[start]
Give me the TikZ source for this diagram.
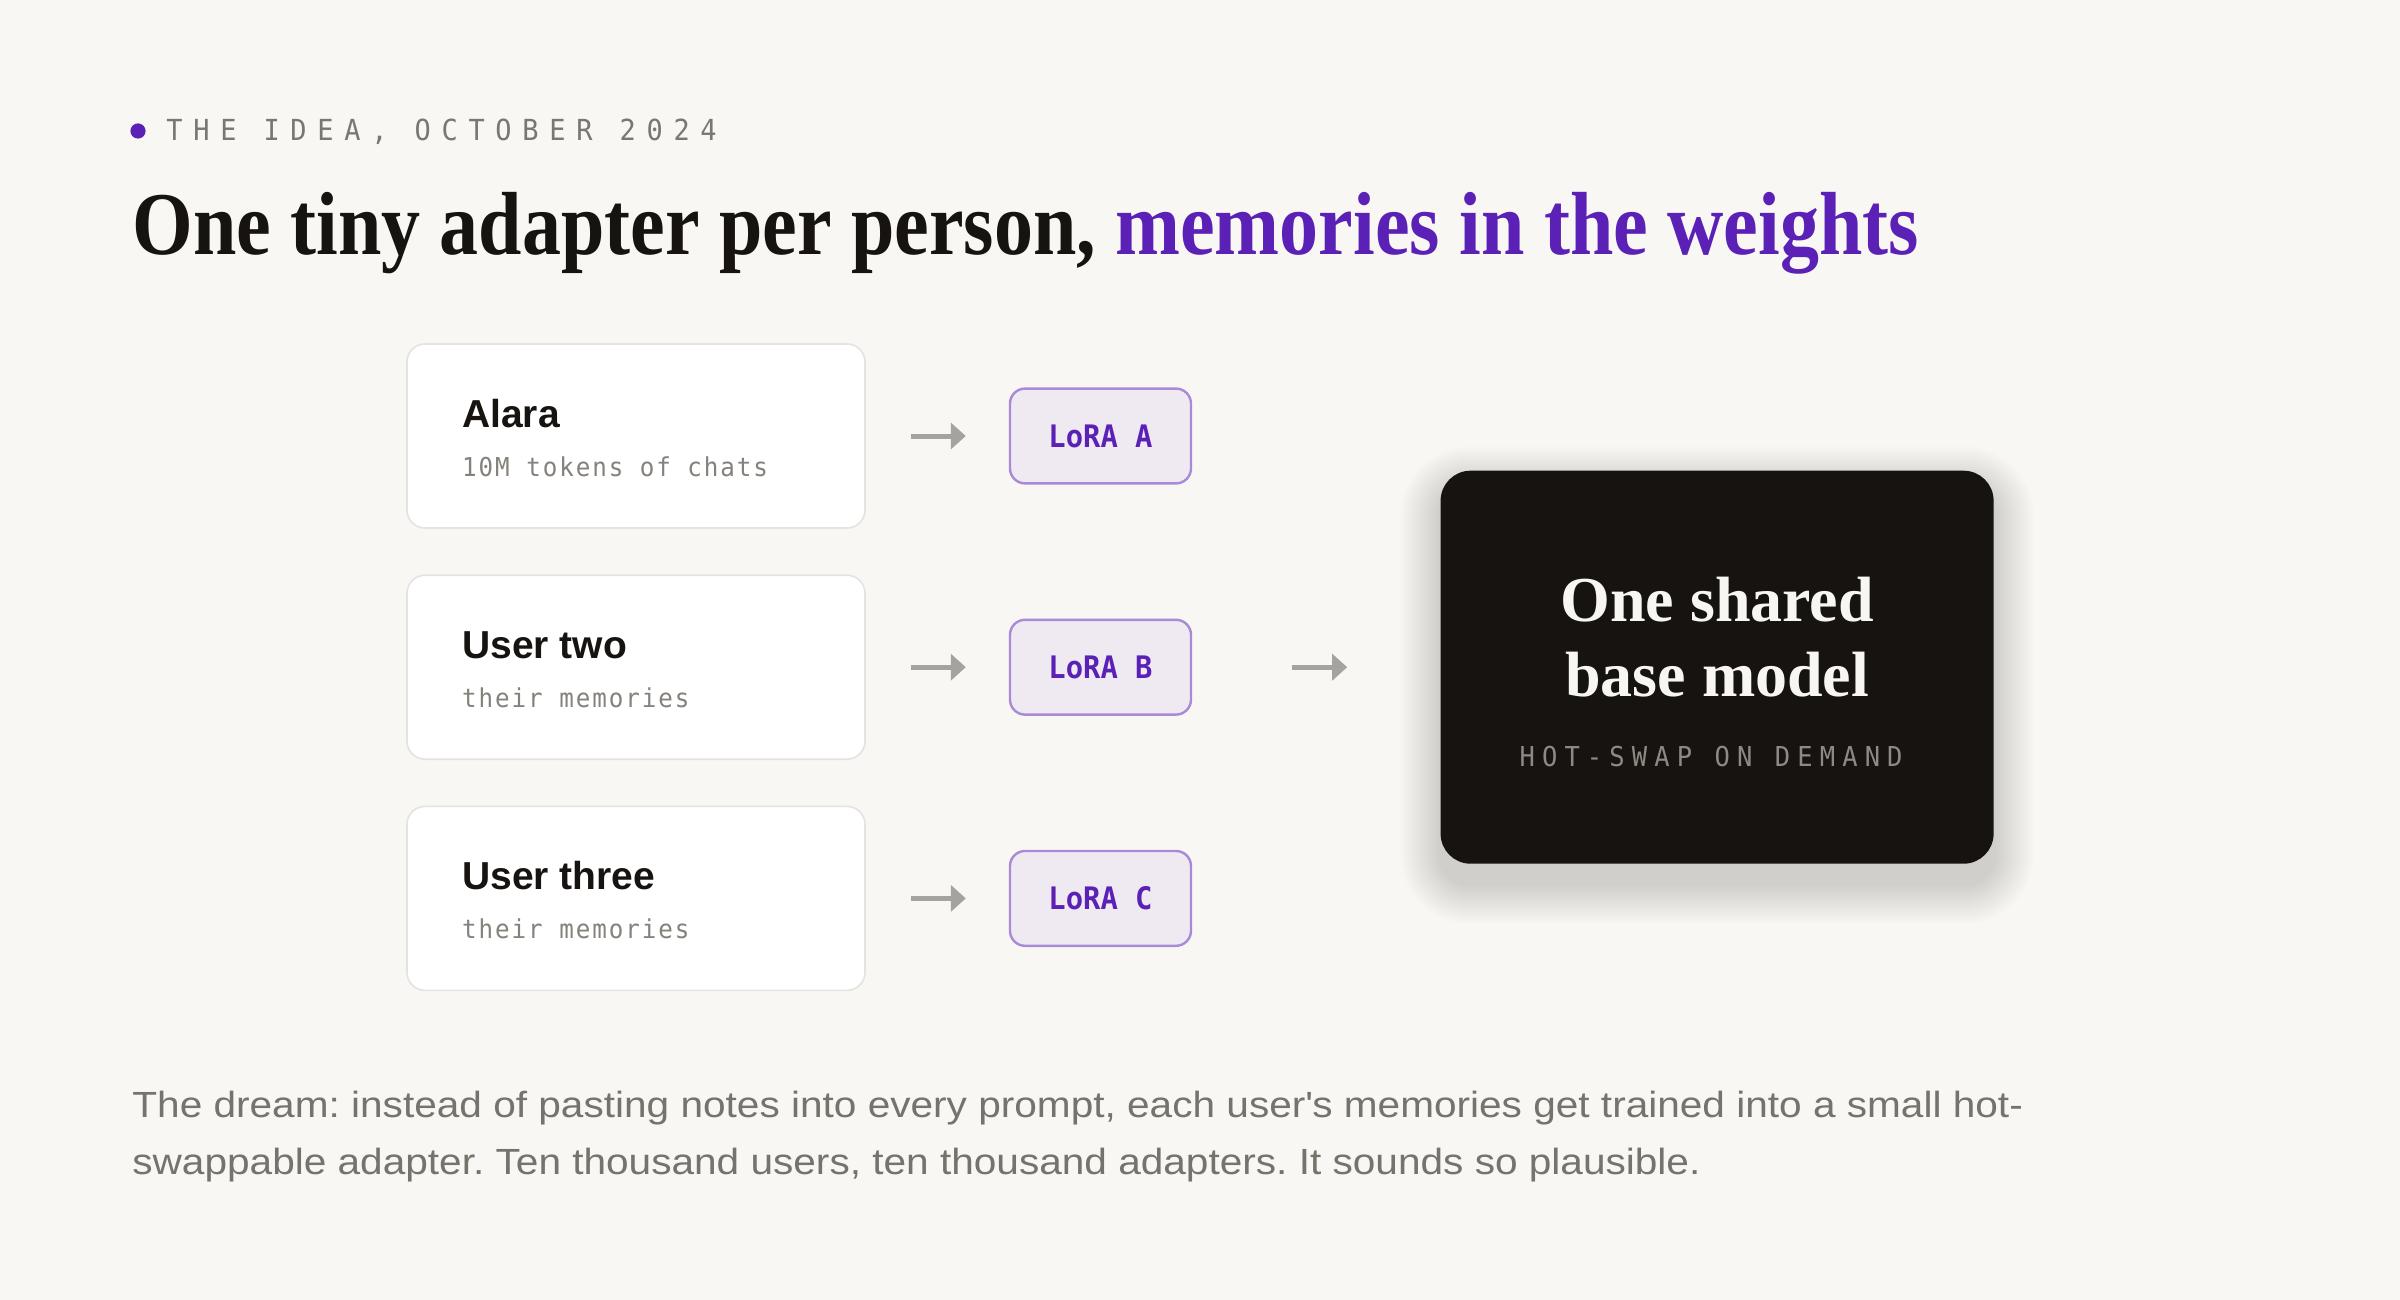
\documentclass[tikz,border=0pt]{standalone}
\usepackage{fontspec}
\setmainfont{Liberation Serif}
\setsansfont{Liberation Sans}
\newfontfamily\headfont{Liberation Serif}[FakeStretch=0.87]
\newfontfamily\bodyfont{Liberation Sans}[FakeStretch=1.115]
\newfontfamily\kickerfont{DejaVu Sans Mono}[FakeStretch=0.93,LetterSpace=37]
\newfontfamily\tagfont{DejaVu Sans Mono}[FakeStretch=0.93,LetterSpace=26]
\newfontfamily\codefont{DejaVu Sans Mono}[FakeStretch=0.93,LetterSpace=7.5]
\newfontfamily\lorafont{DejaVu Sans Mono}[FakeStretch=0.93]
\usetikzlibrary{positioning,arrows.meta}

\definecolor{paper}{HTML}{F8F7F3}
\definecolor{ink}{HTML}{161310}
\definecolor{grape}{HTML}{5B21B6}
\definecolor{lilac}{HTML}{EFEAF2}
\definecolor{lilacline}{HTML}{A98AD6}
\definecolor{cardline}{HTML}{E5E3DF}
\definecolor{muted}{HTML}{76726C}
\definecolor{datagray}{HTML}{85817B}
\definecolor{kickergray}{HTML}{7A7670}
\definecolor{arrowgray}{HTML}{A6A39E}
\definecolor{taggray}{HTML}{8E8983}
\definecolor{snow}{HTML}{F8F6F1}

\pgfdeclarelayer{backdrop}
\pgfdeclarelayer{shade}
\pgfsetlayers{backdrop,shade,main}

\frenchspacing

\begin{document}
\begin{tikzpicture}[x=1pt, y=-1pt, line cap=round, line join=round,
    user/.style={draw=cardline, line width=0.8pt, fill=white, rounded corners=9pt,
        minimum width=229pt, minimum height=92pt, inner sep=0pt},
    who/.style={font=\sffamily\bfseries\fontsize{19.5}{22}\selectfont, text=ink, inner sep=0pt},
    what/.style={font=\codefont\fontsize{13}{15}\selectfont, text=datagray, inner sep=0pt},
    lora/.style={draw=lilacline, line width=1.2pt, fill=lilac, rounded corners=7.5pt,
        minimum width=90.5pt, minimum height=47.4pt, inner sep=0pt,
        font=\lorafont\bfseries\fontsize{15.5}{18}\selectfont, text=grape},
    flow/.style={draw=arrowgray, line width=2.5pt, line cap=butt,
        -{Triangle[width=13pt, length=7.5pt]}},
    base/.style={fill=ink, rounded corners=15pt, minimum width=276.5pt, minimum height=196.5pt},
    basetext/.style={font=\bfseries\fontsize{32}{36}\selectfont, text=snow, inner sep=0pt},
    para/.style={font=\bodyfont\fontsize{18.2}{28}\selectfont, text=muted, inner sep=0pt, anchor=base west}]

    \begin{pgfonlayer}{backdrop}
        \path[use as bounding box, fill=paper] (0,0) rectangle (1200,650);
    \end{pgfonlayer}

    % kicker and headline
    \fill[grape] (69,65.5) circle (3.8pt);
    \node[anchor=base west, inner sep=0pt, text=kickergray, font=\kickerfont\fontsize{14.5}{16}\selectfont]
        (kicker) at (83,70.3) {THE IDEA, OCTOBER 2024};
    \node[anchor=base west, inner sep=0pt, font=\headfont\bfseries\fontsize{44.8}{50}\selectfont]
        (headline) at (66,127.5) {\textcolor{ink}{One tiny adapter per person,} \textcolor{grape}{memories in the weights}};

    % users
    \node[user] (alara) at (318,218) {};
    \node[user, below=22.8pt of alara] (usertwo) {};
    \node[user, below=22.8pt of usertwo] (userthree) {};

    \node[who, anchor=base west] (alaraname) at ([xshift=27.8pt, yshift=4.3pt]alara.west) {Alara};
    \node[what, anchor=base west] (alaradata) at ([xshift=27.8pt, yshift=-20pt]alara.west) {10M tokens of chats};
    \node[who, anchor=base west] (twoname) at ([xshift=27.8pt, yshift=4.3pt]usertwo.west) {User two};
    \node[what, anchor=base west] (twodata) at ([xshift=27.8pt, yshift=-20pt]usertwo.west) {their memories};
    \node[who, anchor=base west] (threename) at ([xshift=27.8pt, yshift=4.3pt]userthree.west) {User three};
    \node[what, anchor=base west] (threedata) at ([xshift=27.8pt, yshift=-20pt]userthree.west) {their memories};

    % adapters
    \node[lora, right=71.5pt of alara] (loraa) {LoRA A};
    \node[lora, right=71.5pt of usertwo] (lorab) {LoRA B};
    \node[lora, right=71.5pt of userthree] (lorac) {LoRA C};

    \draw[flow] ([xshift=22.5pt]alara.east) -- ([xshift=-21.5pt]loraa.west);
    \draw[flow] ([xshift=22.5pt]usertwo.east) -- ([xshift=-21.5pt]lorab.west);
    \draw[flow] ([xshift=22.5pt]userthree.east) -- ([xshift=-21.5pt]lorac.west);

    % shared model, soft shadow underneath
    \node[base, right=124pt of lorab] (model) {};
    \begin{pgfonlayer}{shade}
        \foreach \g [evaluate=\g as \r using 15+\g] in {1,...,20}
            \fill[black, fill opacity=0.008, rounded corners=\r pt]
                ([xshift=-\g pt, yshift=-10pt-\g pt]model.south west) rectangle ([xshift=\g pt, yshift=-8pt+\g pt]model.north east);
    \end{pgfonlayer}
    \node[basetext, anchor=base] (modelone) at ([yshift=22.7pt]model.center) {One shared};
    \node[basetext, anchor=base] (modeltwo) at ([yshift=-14.8pt]model.center) {base model};
    \node[anchor=base, inner sep=0pt, text=taggray, font=\tagfont\fontsize{13.7}{16}\selectfont]
        (modeltag) at ([xshift=-3pt, yshift=-49.8pt]model.center) {HOT-SWAP ON DEMAND};

    \draw[flow] ([xshift=50pt]lorab.east) -- ([xshift=-46.5pt]model.west);

    % caption
    \node[para] (dreamone) at (66,558.5) {The dream: instead of pasting notes into every prompt, each user\textquotesingle s memories get trained into a small hot-};
    \node[para] (dreamtwo) at (66,587) {swappable adapter. Ten thousand users, ten thousand adapters. It sounds so plausible.};

\end{tikzpicture}
\end{document}
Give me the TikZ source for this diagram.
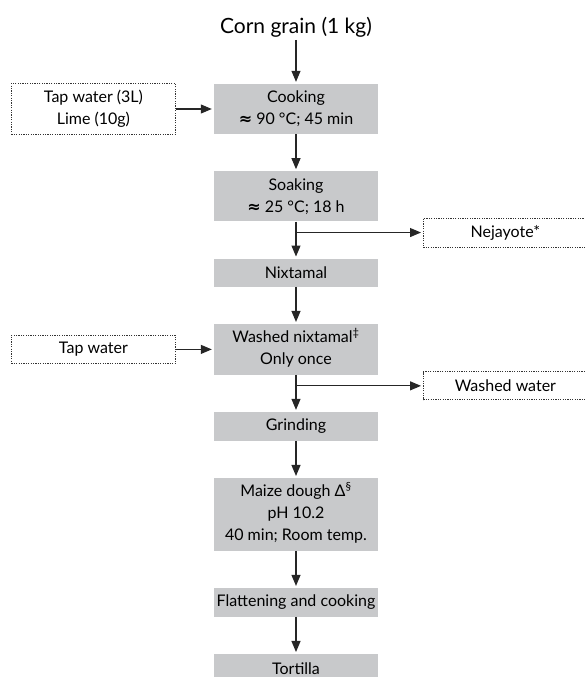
[end]
### Challenge
Print the records above exactly as they stand, but leave out the pictures.

### Written solution
Give me the TikZ source for this diagram.
\documentclass[tikz,border=0pt]{standalone}
\usepackage{fontspec}
\setmainfont{Liberation Serif}
\setsansfont{Liberation Sans}
\newfontfamily\headfont{Liberation Serif}[FakeStretch=0.87]
\newfontfamily\bodyfont{Liberation Sans}[FakeStretch=1.115]
\newfontfamily\kickerfont{DejaVu Sans Mono}[FakeStretch=0.93,LetterSpace=37]
\newfontfamily\tagfont{DejaVu Sans Mono}[FakeStretch=0.93,LetterSpace=26]
\newfontfamily\codefont{DejaVu Sans Mono}[FakeStretch=0.93,LetterSpace=7.5]
\newfontfamily\lorafont{DejaVu Sans Mono}[FakeStretch=0.93]
\usetikzlibrary{positioning,arrows.meta}

\definecolor{paper}{HTML}{F8F7F3}
\definecolor{ink}{HTML}{161310}
\definecolor{grape}{HTML}{5B21B6}
\definecolor{lilac}{HTML}{EFEAF2}
\definecolor{lilacline}{HTML}{A98AD6}
\definecolor{cardline}{HTML}{E5E3DF}
\definecolor{muted}{HTML}{76726C}
\definecolor{datagray}{HTML}{85817B}
\definecolor{kickergray}{HTML}{7A7670}
\definecolor{arrowgray}{HTML}{A6A39E}
\definecolor{taggray}{HTML}{8E8983}
\definecolor{snow}{HTML}{F8F6F1}

\pgfdeclarelayer{backdrop}
\pgfdeclarelayer{shade}
\pgfsetlayers{backdrop,shade,main}

\frenchspacing

\begin{document}
\begin{tikzpicture}[x=1pt, y=-1pt, line cap=round, line join=round,
    user/.style={draw=cardline, line width=0.8pt, fill=white, rounded corners=9pt,
        minimum width=229pt, minimum height=92pt, inner sep=0pt},
    who/.style={font=\sffamily\bfseries\fontsize{19.5}{22}\selectfont, text=ink, inner sep=0pt},
    what/.style={font=\codefont\fontsize{13}{15}\selectfont, text=datagray, inner sep=0pt},
    lora/.style={draw=lilacline, line width=1.2pt, fill=lilac, rounded corners=7.5pt,
        minimum width=90.5pt, minimum height=47.4pt, inner sep=0pt,
        font=\lorafont\bfseries\fontsize{15.5}{18}\selectfont, text=grape},
    flow/.style={draw=arrowgray, line width=2.5pt, line cap=butt,
        -{Triangle[width=13pt, length=7.5pt]}},
    base/.style={fill=ink, rounded corners=15pt, minimum width=276.5pt, minimum height=196.5pt},
    basetext/.style={font=\bfseries\fontsize{32}{36}\selectfont, text=snow, inner sep=0pt},
    para/.style={font=\bodyfont\fontsize{18.2}{28}\selectfont, text=muted, inner sep=0pt, anchor=base west}]

    \begin{pgfonlayer}{backdrop}
        \path[use as bounding box, fill=paper] (0,0) rectangle (1200,650);
    \end{pgfonlayer}

    % kicker and headline
    \fill[grape] (69,65.5) circle (3.8pt);
    \node[anchor=base west, inner sep=0pt, text=kickergray, font=\kickerfont\fontsize{14.5}{16}\selectfont]
        (kicker) at (83,70.3) {THE IDEA, OCTOBER 2024};
    \node[anchor=base west, inner sep=0pt, font=\headfont\bfseries\fontsize{44.8}{50}\selectfont]
        (headline) at (66,127.5) {\textcolor{ink}{One tiny adapter per person,} \textcolor{grape}{memories in the weights}};

    % users
    \node[user] (alara) at (318,218) {};
    \node[user, below=22.8pt of alara] (usertwo) {};
    \node[user, below=22.8pt of usertwo] (userthree) {};

    \node[who, anchor=base west] (alaraname) at ([xshift=27.8pt, yshift=4.3pt]alara.west) {Alara};
    \node[what, anchor=base west] (alaradata) at ([xshift=27.8pt, yshift=-20pt]alara.west) {10M tokens of chats};
    \node[who, anchor=base west] (twoname) at ([xshift=27.8pt, yshift=4.3pt]usertwo.west) {User two};
    \node[what, anchor=base west] (twodata) at ([xshift=27.8pt, yshift=-20pt]usertwo.west) {their memories};
    \node[who, anchor=base west] (threename) at ([xshift=27.8pt, yshift=4.3pt]userthree.west) {User three};
    \node[what, anchor=base west] (threedata) at ([xshift=27.8pt, yshift=-20pt]userthree.west) {their memories};

    % adapters
    \node[lora, right=71.5pt of alara] (loraa) {LoRA A};
    \node[lora, right=71.5pt of usertwo] (lorab) {LoRA B};
    \node[lora, right=71.5pt of userthree] (lorac) {LoRA C};

    \draw[flow] ([xshift=22.5pt]alara.east) -- ([xshift=-21.5pt]loraa.west);
    \draw[flow] ([xshift=22.5pt]usertwo.east) -- ([xshift=-21.5pt]lorab.west);
    \draw[flow] ([xshift=22.5pt]userthree.east) -- ([xshift=-21.5pt]lorac.west);

    % shared model, soft shadow underneath
    \node[base, right=124pt of lorab] (model) {};
    \begin{pgfonlayer}{shade}
        \foreach \g [evaluate=\g as \r using 15+\g] in {1,...,20}
            \fill[black, fill opacity=0.008, rounded corners=\r pt]
                ([xshift=-\g pt, yshift=-10pt-\g pt]model.south west) rectangle ([xshift=\g pt, yshift=-8pt+\g pt]model.north east);
    \end{pgfonlayer}
    \node[basetext, anchor=base] (modelone) at ([yshift=22.7pt]model.center) {One shared};
    \node[basetext, anchor=base] (modeltwo) at ([yshift=-14.8pt]model.center) {base model};
    \node[anchor=base, inner sep=0pt, text=taggray, font=\tagfont\fontsize{13.7}{16}\selectfont]
        (modeltag) at ([xshift=-3pt, yshift=-49.8pt]model.center) {HOT-SWAP ON DEMAND};

    \draw[flow] ([xshift=50pt]lorab.east) -- ([xshift=-46.5pt]model.west);

    % caption
    \node[para] (dreamone) at (66,558.5) {The dream: instead of pasting notes into every prompt, each user\textquotesingle s memories get trained into a small hot-};
    \node[para] (dreamtwo) at (66,587) {swappable adapter. Ten thousand users, ten thousand adapters. It sounds so plausible.};

\end{tikzpicture}
\end{document}
Give me the TikZ source for this diagram.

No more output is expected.